Ford’s Desert Driving Tips, Episode 4: Driving Safely in the Desert
The wide-open desert is the perfect playground for off-roaders but there are a few things to bear in mind when venturing into the dunes as part of a group for the first time.
Pacing and spacing is the subject of the fourth episode of Ford’s Desert Driving Tips series – and mastering both will make your desert drive a lot more relaxed and enjoyable.
“The spacing in front of you and behind you is important,” explains Mike Chavez, series co-host and Ford Middle East Product Development Lead Technologist. “You can fall back and catch up, but maintain a safe distance between your car and the vehicle in front.”

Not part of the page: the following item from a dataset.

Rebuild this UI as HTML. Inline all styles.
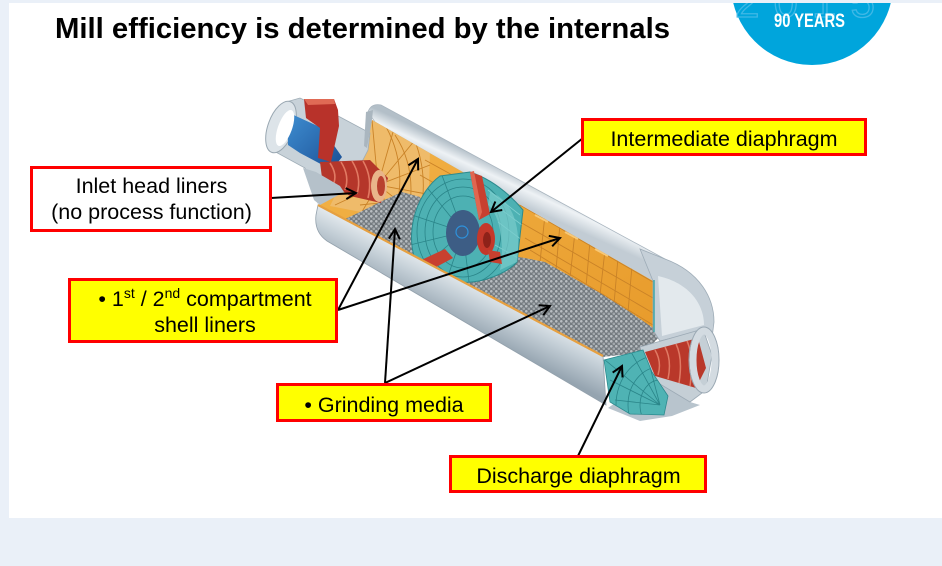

Determining just how much space to leave will come with experience – but a good rule of thumb is to ensure you can stop safely should the car up ahead suddenly stop moving, or get stuck. Crowding the car in front will often limit your options and may even lead to you getting stuck too.
There are points at which you need to remain vigilant, particularly when the convoy slows to clear an obstacle or the crest of a dune. Be prepared to stop and wait for your turn.
“If it’s too crowded, there’s a possibility of coming over a dune and seeing that someone hasn’t cleared it fully,” Chavez explained. “Not all dunes are flat on the other side – some of them are quite big and you want to allow time for the car up ahead to get clear. You’re going to want to watch their flag or watch to see where it pops up again. Once you see the flag again, that gives you a good idea where they are, and that they’re safely out of the way and that you can proceed forward and not have any incidents.”
While it’s tempting to hit the dunes with lots of speed and enthusiasm, it’s best to take a measured approach to avoid any damage to your car.
“The speed that you will want to maintain will vary on how soft the sand is: the softer, the sand, the more momentum you’ll have to carry to help keep the car moving forward without it bogging down and getting stuck. If you’re on firmer sand, you can slow those speeds down and enjoy the view and have a safe and enjoyable time out here in the desert,” Chavez said.